Sunday, April 29, 2012

You are lying, Uncle John.

                                                         
"Uncle John"
By Tom Rapp
The wind winds the platform
Blows through your suit creases
You want us
To crucify the enemy for Jesus
With your chamber-of-commerce soul
You talk of war so bold
God is on our side, but
He's lost in your wallet-fold
And the widows a-sighing
The children a-crying
The screams of the dying
Say you are lying, Uncle John
You pull out your Sunday God
And hold him up so proud
And say he is with us
To the Applauding crowd
But the burn-blackened place
The shredded disfigured face
Don't say that God is Love
They say that you are Hate
And the widows a-sighing
The children a-crying
The screams of the dying
Say you are lying, Uncle John
You stand up on the platform
With the flag wrapped all around you
And tell us that the Bible says
To fight for it we're bound to
But the Red's for the blood we lose
The White's for the gauze they use
To cover burned-out blackened men
The rest is for the bodies numb and Blue
And the widows a-sighing
The children a-crying
The screams of the dying
Say you are lying, Uncle John


File:Bosch the Prince of Hell with a cauldron on his head.JPG

"Prince of Hell" a detail from the right panel of Hieronymous Bosch's The Garden of Earthly Delights (1490-1510).  Pearls Before Swine used a section of the triptych's right panel for the cover of their 1967 debut One Nation Underground.  Early copies of this record included a poster of the Bosch painting.  The above detail is not featured on the cover but provides an appropriate visual accompaniement for Uncle John, Tom Rapp's scathing indictment of war mongers and their "chamber of commerce souls."  Hell Yes!

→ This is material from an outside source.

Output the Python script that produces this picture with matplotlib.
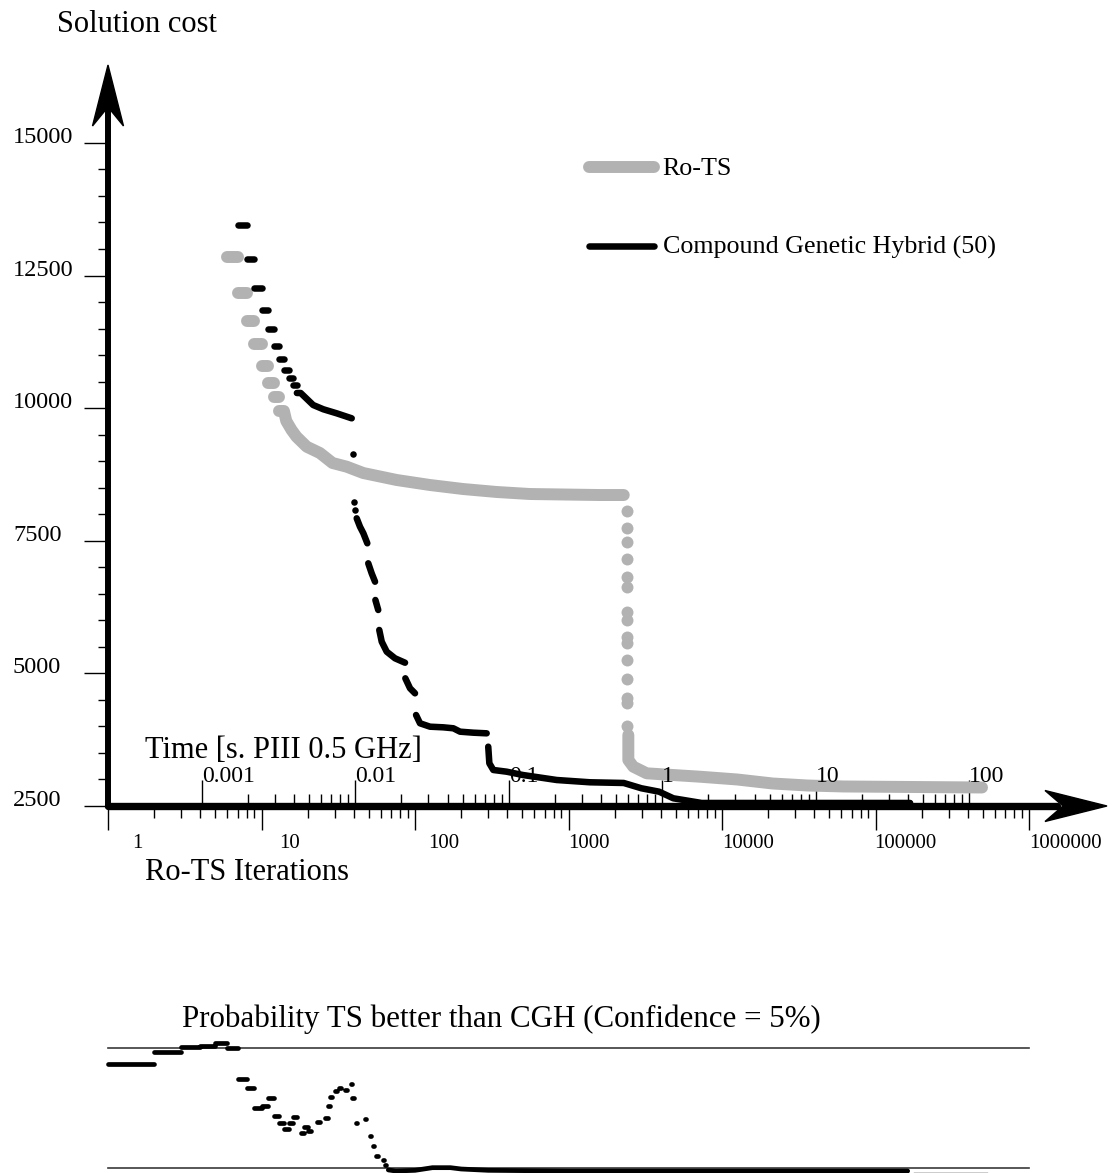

File:Marmion1475 LA GettyMuseum Ms30-f17r detail2.jpg

The Mouth of Hell (1475), one of the miniature panels painted by Simon Marmion for a manuscript of Visio Tnugdali, a 12th-century religious text  that "tells of the proud and easygoing knight falling unconscious for three days, during which time an angel guides his soul through Heaven and Hell, experiencing some of the torments of the damned. The angel then charges Tnugdalus to well remember what he has seen and to report it to his fellow men. On recovering possession of his body, Tnugdalus converts to a pious life as a result of his experience."  In Hieronymus Bosch. (New York: Thames and Hudson, 1973), author Walter S. Gibson notes the similarity of Bosch's "Prince of Hell"  to a "figure in the 12th century Irish religious text Vision of Tundale (Visio Tnugdali), who feeds on the souls of corrupt and lecherous clergy."  Speaking of corrupt and lecherous clergy, the Vatican recently condemned the Leadership Conference of Women Religious.   Identified areas of "concern" include LCRW's "radical feminism." LCRW also openly supports the Occupy Movement.  Perhaps the Vatican believes these "radical feminists" are thinking too independently and focusing too much on war and poverty. Does the Church  judge war and poverty as  having a diminished moral significance when compared with abortion and homosexuality?  Maybe a Vatican visit to the earthly "hell" of life in a warzone or abject poverty might lead them, like Tnugdali, toward the pious life.